— begin —

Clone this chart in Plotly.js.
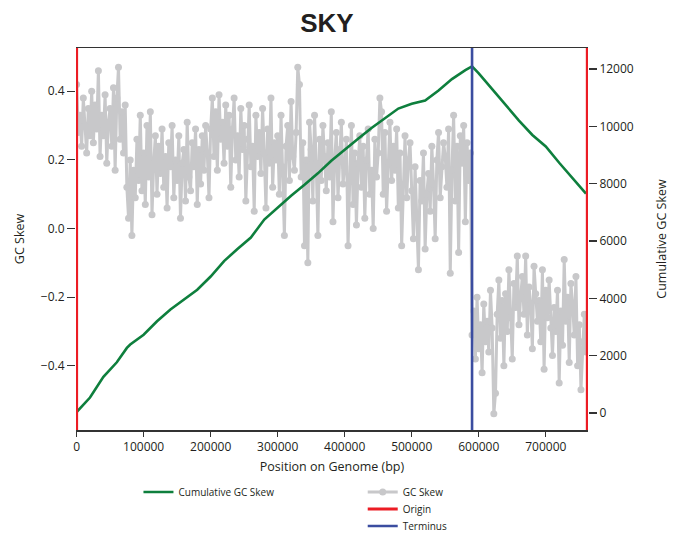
<!DOCTYPE html>
<html>
<head>
<meta charset="utf-8">
<script src="https://cdn.plot.ly/plotly-3.0.1.min.js"></script>
<style>html,body{margin:0;padding:0;background:#fff;}#chart{width:683px;height:537px;}</style>
</head>
<body>
<div id="chart"></div>
<script>
// GC skew windows (step in bp) and values
const windowStep = 2500;
const gcSkew = [
 0.42,0.28,0.33,0.24,0.38,0.30,0.22,0.35,0.27,0.40,
 0.25,0.36,0.29,0.46,0.21,0.33,0.27,0.39,0.19,0.31,
 0.35,0.24,0.41,0.17,0.38,0.47,0.26,0.34,0.22,0.36,
 0.12,0.03,0.20,-0.02,0.17,0.09,0.26,0.14,0.33,0.11,
 0.22,0.07,0.30,0.15,0.34,0.04,0.19,0.27,0.10,0.24,
 0.16,0.29,0.12,0.21,0.06,0.25,0.18,0.30,0.09,0.20,
 0.14,0.27,0.03,0.19,0.23,0.08,0.31,0.15,0.11,0.25,
 0.18,0.29,0.07,0.23,0.13,0.27,0.17,0.30,0.22,0.09,
 0.29,0.38,0.21,0.34,0.17,0.39,0.26,0.31,0.19,0.36,
 0.24,0.33,0.12,0.29,0.38,0.20,0.27,0.15,0.35,0.23,
 0.30,0.08,0.26,0.36,0.18,0.24,0.05,0.33,0.21,0.28,
 0.16,0.35,0.22,0.06,0.29,0.19,0.38,0.12,0.25,0.20,
 0.27,0.10,0.33,0.18,-0.02,0.24,0.30,0.14,0.37,0.21,
 0.17,0.28,0.47,0.42,0.15,0.25,-0.05,0.20,-0.10,0.31,
 0.23,0.08,0.33,0.19,-0.02,0.26,0.14,0.30,0.21,0.11,
 0.25,0.15,0.34,0.02,0.20,0.28,0.09,0.23,0.31,0.13,
 0.18,0.26,-0.05,0.14,0.30,0.07,0.22,0.01,0.19,0.27,
 0.12,0.24,0.03,0.20,0.29,0.10,0.17,0.00,0.26,0.15,
 0.22,0.38,0.34,0.10,0.28,0.05,0.19,0.31,0.14,0.24,
 0.17,0.29,0.06,0.22,-0.05,0.13,0.27,0.09,0.20,0.25,
 0.11,-0.03,0.18,0.04,-0.12,0.14,0.08,0.22,-0.06,0.10,
 0.16,0.05,0.24,0.13,-0.03,0.20,0.28,0.09,0.18,0.25,
 0.21,0.12,0.29,-0.13,0.17,0.33,0.08,0.24,-0.07,0.27,
 0.19,0.30,0.02,0.25,0.14,0.22,
 -0.31,-0.24,-0.38,-0.20,-0.35,-0.28,-0.42,-0.22,-0.33,-0.27,
 -0.36,-0.18,-0.29,-0.54,-0.48,-0.25,-0.15,-0.32,-0.21,-0.40,
 -0.19,-0.30,-0.12,-0.26,-0.38,-0.16,-0.23,-0.08,-0.28,-0.20,
 -0.14,-0.25,-0.08,-0.31,-0.17,-0.22,-0.35,-0.11,-0.19,-0.27,
 -0.21,-0.33,-0.12,-0.41,-0.18,-0.26,-0.15,-0.29,-0.37,-0.23,
 -0.30,-0.18,-0.45,-0.24,-0.34,-0.09,-0.27,-0.20,-0.39,-0.16,
 -0.22,-0.31,-0.14,-0.40,-0.28,-0.47,-0.33,-0.25,-0.36
];
const gcPos = gcSkew.map((v, i) => i * windowStep);

// Cumulative GC skew
const cumPos = [0,20000,40000,60000,75000,80000,100000,120000,140000,160000,180000,200000,220000,240000,260000,280000,300000,320000,340000,360000,380000,400000,420000,440000,460000,480000,500000,520000,540000,560000,580000,590000,600000,620000,640000,660000,680000,700000,720000,740000,760000];
const cumVal = [30,540,1260,1770,2270,2390,2730,3200,3610,3940,4300,4760,5300,5720,6120,6750,7170,7580,7960,8360,8800,9200,9570,9940,10280,10620,10790,10900,11250,11650,11960,12090,11850,11300,10750,10200,9700,9300,8730,8200,7650];

// Origin / terminus positions and genome length
const genomeLength = 762000;
const originPos = [0, genomeLength];
const terminusPos = 590000;

// Axis ranges and ticks
const xRange = [-900, 763000];
const yRange = [-0.587, 0.526];
const y2Range = [-593, 12733];
const xTicks = [0,100000,200000,300000,400000,500000,600000,700000];
const yTicks = [-0.4,-0.2,0,0.2,0.4];
const y2Ticks = [0,2000,4000,6000,8000,10000,12000];

const FONT = '"Open Sans", "DejaVu Sans", sans-serif';
const txt = '#231f20';

const traces = [
  {x: gcPos, y: gcSkew, type: 'scatter', mode: 'lines+markers', name: 'GC Skew',
   line: {color: '#c8c8ca', width: 3}, marker: {color: '#c8c8ca', size: 7},
   xaxis: 'x', yaxis: 'y', legend: 'legend2'},
  {x: cumPos, y: cumVal, type: 'scatter', mode: 'lines', name: 'Cumulative GC Skew',
   line: {color: '#0e7f3d', width: 2.6}, xaxis: 'x', yaxis: 'y2', legend: 'legend'},
  {x: [originPos[0], originPos[0], null, originPos[1], originPos[1]], y: [0, 1, null, 0, 1],
   type: 'scatter', mode: 'lines', name: 'Origin', line: {color: '#ec1c24', width: 3},
   xaxis: 'x', yaxis: 'y3', legend: 'legend3'},
  {x: [terminusPos, terminusPos], y: [0, 1], type: 'scatter', mode: 'lines', name: 'Terminus',
   line: {color: '#3b4da0', width: 2.6}, xaxis: 'x', yaxis: 'y3', legend: 'legend4'}
];

function leg(xp, ypx) {
  return {x: xp, y: (537 - ypx) / 537, xref: 'paper', yref: 'container', xanchor: 'left', yanchor: 'middle',
          bgcolor: 'rgba(0,0,0,0)', font: {size: 10, color: txt}, tracegroupgap: 0};
}

const layout = {
  width: 683, height: 537,
  margin: {l: 76, r: 95, t: 48, b: 107},
  paper_bgcolor: '#fff', plot_bgcolor: '#fff',
  font: {family: FONT, size: 12, color: txt},
  title: {text: '<b>SKY</b>', font: {family: '"Liberation Sans", Arial, sans-serif', size: 26, color: txt},
          x: 0.49, xref: 'paper', xanchor: 'center', y: 0.958, yref: 'container', yanchor: 'middle'},
  xaxis: {range: xRange, tickvals: xTicks, tickformat: 'd', showgrid: false, zeroline: false,
          ticks: 'outside', ticklen: 5, tickwidth: 1.2, tickcolor: '#333',
          showline: true, linecolor: '#333', linewidth: 1.5, mirror: true,
          tickfont: {size: 12, color: txt},
          title: {text: 'Position on Genome (bp)', font: {size: 12.5, color: txt}, standoff: 8}},
  yaxis: {range: yRange, tickvals: yTicks, tickformat: '.1f', showgrid: false, zeroline: false,
          ticks: 'outside', ticklen: 8, tickwidth: 1.2, tickcolor: '#333',
          showline: false,
          tickfont: {size: 12, color: txt},
          title: {text: 'GC Skew', font: {size: 12.5, color: txt}, standoff: 13}},
  yaxis2: {range: y2Range, tickvals: y2Ticks, tickformat: 'd', overlaying: 'y', side: 'right',
           showgrid: false, zeroline: false, ticks: 'outside', ticklen: 8, tickwidth: 1.2, tickcolor: '#333',
           showline: false,
           tickfont: {size: 12, color: txt},
           title: {text: 'Cumulative GC Skew', font: {size: 12.5, color: txt}, standoff: 24}},
  yaxis3: {range: [0, 1], overlaying: 'y', visible: false, fixedrange: true},
  legend: leg(0.122, 492),
  legend2: leg(0.560, 492),
  legend3: leg(0.560, 509),
  legend4: leg(0.560, 526),
  showlegend: true
};

Plotly.newPlot('chart', traces, layout, {displayModeBar: false, staticPlot: true});
</script>
</body>
</html>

— end —

**What to work on:** Starting at the first line of the material, output exactly the lines up to and including the one with "const gcPos = gcSkew.map((v, i)". Do not include the pictures.

**Reply to the task:**
Clone this chart in Plotly.js.
<!DOCTYPE html>
<html>
<head>
<meta charset="utf-8">
<script src="https://cdn.plot.ly/plotly-3.0.1.min.js"></script>
<style>html,body{margin:0;padding:0;background:#fff;}#chart{width:683px;height:537px;}</style>
</head>
<body>
<div id="chart"></div>
<script>
// GC skew windows (step in bp) and values
const windowStep = 2500;
const gcSkew = [
 0.42,0.28,0.33,0.24,0.38,0.30,0.22,0.35,0.27,0.40,
 0.25,0.36,0.29,0.46,0.21,0.33,0.27,0.39,0.19,0.31,
 0.35,0.24,0.41,0.17,0.38,0.47,0.26,0.34,0.22,0.36,
 0.12,0.03,0.20,-0.02,0.17,0.09,0.26,0.14,0.33,0.11,
 0.22,0.07,0.30,0.15,0.34,0.04,0.19,0.27,0.10,0.24,
 0.16,0.29,0.12,0.21,0.06,0.25,0.18,0.30,0.09,0.20,
 0.14,0.27,0.03,0.19,0.23,0.08,0.31,0.15,0.11,0.25,
 0.18,0.29,0.07,0.23,0.13,0.27,0.17,0.30,0.22,0.09,
 0.29,0.38,0.21,0.34,0.17,0.39,0.26,0.31,0.19,0.36,
 0.24,0.33,0.12,0.29,0.38,0.20,0.27,0.15,0.35,0.23,
 0.30,0.08,0.26,0.36,0.18,0.24,0.05,0.33,0.21,0.28,
 0.16,0.35,0.22,0.06,0.29,0.19,0.38,0.12,0.25,0.20,
 0.27,0.10,0.33,0.18,-0.02,0.24,0.30,0.14,0.37,0.21,
 0.17,0.28,0.47,0.42,0.15,0.25,-0.05,0.20,-0.10,0.31,
 0.23,0.08,0.33,0.19,-0.02,0.26,0.14,0.30,0.21,0.11,
 0.25,0.15,0.34,0.02,0.20,0.28,0.09,0.23,0.31,0.13,
 0.18,0.26,-0.05,0.14,0.30,0.07,0.22,0.01,0.19,0.27,
 0.12,0.24,0.03,0.20,0.29,0.10,0.17,0.00,0.26,0.15,
 0.22,0.38,0.34,0.10,0.28,0.05,0.19,0.31,0.14,0.24,
 0.17,0.29,0.06,0.22,-0.05,0.13,0.27,0.09,0.20,0.25,
 0.11,-0.03,0.18,0.04,-0.12,0.14,0.08,0.22,-0.06,0.10,
 0.16,0.05,0.24,0.13,-0.03,0.20,0.28,0.09,0.18,0.25,
 0.21,0.12,0.29,-0.13,0.17,0.33,0.08,0.24,-0.07,0.27,
 0.19,0.30,0.02,0.25,0.14,0.22,
 -0.31,-0.24,-0.38,-0.20,-0.35,-0.28,-0.42,-0.22,-0.33,-0.27,
 -0.36,-0.18,-0.29,-0.54,-0.48,-0.25,-0.15,-0.32,-0.21,-0.40,
 -0.19,-0.30,-0.12,-0.26,-0.38,-0.16,-0.23,-0.08,-0.28,-0.20,
 -0.14,-0.25,-0.08,-0.31,-0.17,-0.22,-0.35,-0.11,-0.19,-0.27,
 -0.21,-0.33,-0.12,-0.41,-0.18,-0.26,-0.15,-0.29,-0.37,-0.23,
 -0.30,-0.18,-0.45,-0.24,-0.34,-0.09,-0.27,-0.20,-0.39,-0.16,
 -0.22,-0.31,-0.14,-0.40,-0.28,-0.47,-0.33,-0.25,-0.36
];
const gcPos = gcSkew.map((v, i) => i * windowStep);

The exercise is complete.